Suppose that in addition to the requirement that they never move a larger disk on top of a smaller one, the priests who move the disks of the Tower of Hanoi are also allowed only to move disks one by one from one pole to an adjacent pole. Assume poles $A$ and $C$ are at the two ends of the row and pole $B$ is in the middle. If $b_n$ is the minimum number of moves needed to transfer a tower of $n$ disks from pole $A$ to pole $B$, then show that $b_k = 3b_{k−1} + 1$ for all integers $k \ge 2$.
My book gives two answers: one is exactly like the one given by Barry Cipra in Proof with induction for a Tower of Hanoi with Adjacency Requirement and the other one is given as
Another solution is to prove by mathematical induction that when a most efficient transfer of $n$ disks from one end pole to the other end pole is performed, at some point all the disks are on the middle pole.
I'll try the inductive step. Consider $k + 1$ disks. Suppose we end up with $k$ disks on the pole $B$ after performing the most efficient moves from one pole to another. Let it be our hypothesis.
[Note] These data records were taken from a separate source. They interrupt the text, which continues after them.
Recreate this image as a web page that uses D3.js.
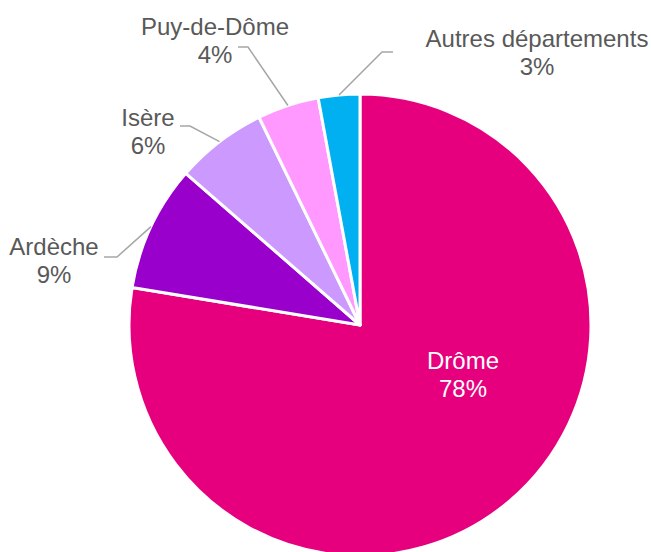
<!DOCTYPE html>
<html>
<head>
<meta charset="utf-8">
<script src="https://cdn.jsdelivr.net/npm/d3@7"></script>
<style>
	body { margin: 0; background: #fff; }
	svg { display: block; font-family: "Liberation Sans", Arial, sans-serif; }
</style>
</head>
<body>
<svg id="chart" width="651" height="552"></svg>
<script>
// data
var categories = ["Drôme", "Ardèche", "Isère", "Puy-de-Dôme", "Autres départements"];
var values = [77.6, 8.8, 6.4, 4.3, 2.9];
var colors = ["#E6007E", "#9900CC", "#CC99FF", "#FF99FF", "#00B0F0"];

// label layout: text centre x, first baseline y, leader elbow (null = inside)
var labelLayout = [
	{ tx: 463, ty: 369, inside: true },
	{ tx: 54, ty: 255, lx: 104, ex: 117, ly: 257 },
	{ tx: 148, ty: 126, lx: 180, ex: 190, ly: 126 },
	{ tx: 215, ty: 35, lx: 238, ex: 248, ly: 47 },
	{ tx: 537, ty: 47, lx: 393, ex: 382, ly: 52 }
];

var cx = 360, cy = 325, radius = 231;
var lineGap = 28;

var svg = d3.select("#chart");
var g = svg.append("g").attr("transform", "translate(" + cx + "," + cy + ")");

var total = d3.sum(values);
var pie = d3.pie().sort(null).value(function (d) { return d; });
var arcs = pie(values);
var arc = d3.arc().innerRadius(0).outerRadius(radius);
var edge = d3.arc().innerRadius(radius).outerRadius(radius);

g.selectAll("path.slice")
	.data(arcs)
	.enter().append("path")
	.attr("class", "slice")
	.attr("d", arc)
	.attr("fill", function (d, i) { return colors[i]; })
	.attr("stroke", "#fff")
	.attr("stroke-width", 3)
	.attr("stroke-linejoin", "round");

// leader lines
arcs.forEach(function (d, i) {
	var L = labelLayout[i];
	if (L.inside) return;
	var p = edge.centroid(d);
	svg.append("polyline")
		.attr("points", [
			[L.lx, L.ly],
			[L.ex, L.ly],
			[cx + p[0], cy + p[1]]
		].map(function (q) { return q.join(","); }).join(" "))
		.attr("fill", "none")
		.attr("stroke", "#A6A6A6")
		.attr("stroke-width", 1.5);
});

// labels
arcs.forEach(function (d, i) {
	var L = labelLayout[i];
	var pct = Math.round(d.value / total * 100) + "%";
	var t = svg.append("text")
		.attr("text-anchor", "middle")
		.attr("font-size", "24px")
		.attr("fill", L.inside ? "#fff" : "#595959");
	t.append("tspan").attr("x", L.tx).attr("y", L.ty).text(categories[i]);
	t.append("tspan").attr("x", L.tx).attr("y", L.ty + lineGap).text(pct);
});
</script>
</body>
</html>
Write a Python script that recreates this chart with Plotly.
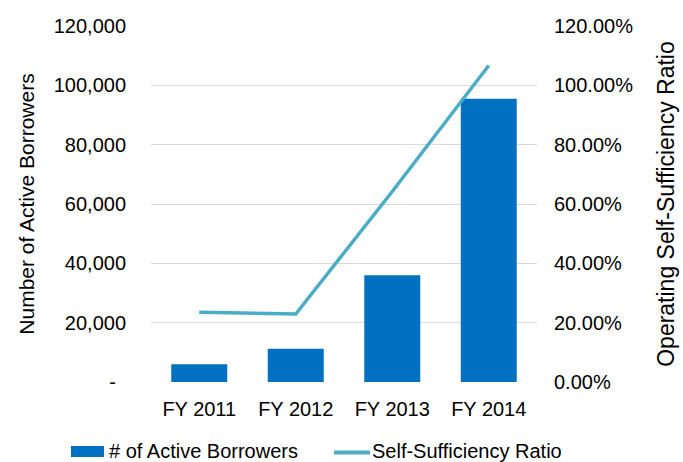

Then there'll be only one disk left on either $A$ or $C$. This last disk is the smallest one because otherwise we wouldn't be able to stack all $k$ disks on one pole according to the rules. Then we simply move the last disk onto $B$ which we can because both $A$ and $C$ are adjacent to $B$. So $k + 1$ disks end up on $B$. Does this work?
Suppose as induction hypothesis that when a most efficient transfer of $n$ disks from one end pole to the other end pole is performed, at some point all of the disks are on the middle pole. Now start with $n+1$ disks on pole $A$. At some point the largest disk must be moved from pole $A$ to pole $B$. This can happen only when all $n$ of the smaller disks are on pole $C$, so immediately after moving the largest disk for the first time we have it on $B$ and the rest on $C$. At some point after this we must move the largest disk from $B$ to $C$. This can happen only when the other $n$ disks are on $A$. If we moved them from $C$ to $A$ as efficiently as possible, the induction hypothesis ensures that at some point all of them were on $B$.
Suppose that at that point the largest disk was not on $B$. It could have moved only when all of the other disks were on $A$ or on $C$. At that point they had not yet all reached $A$, because at that point the most efficient transfer of them from $C$ to $A$ was still in progress. They were all on $C$ just before the transfer started, but moving the largest disk back to $A$ at that point would clearly have been waste motion, undoing the immediately preceding move of it from $A$ to $B$. If at some point after that they were again all on $C$, that whole sequence of moves could be cut out of the transfer without changing the outcome, contradicting the fact that we were moving the smallest $k$ disks from $C$ to $A$ as efficiently as possible. Thus, at that point all $k+1$ disks were on pole $B$, as claimed.
We can now justify the recurrence. At some point in the transfer of the top $k$ disks from $A$ to $C$, all of them were on $B$, and by hypothesis it takes at least $b_k$ moves to reach that point. It takes at least another $b_k$ moves to get them to $C$, so it takes at least $2b_k$ to get them from $A$ to $C$ (and we know that it can be done in that many moves). Moving the largest disk from $A$ to $B$ takes $1$ move, and then it takes at least another $b_k$ moves to get the other $k$ disks from $C$ to $B$ (and again we know that it can be done in that many moves). This, moving the $k+1$ disks most efficiently from $A$ to $B$ requires $3b_k+1$ moves, and we have the desired recurrence, $b_{k+1}=3b_k+1$.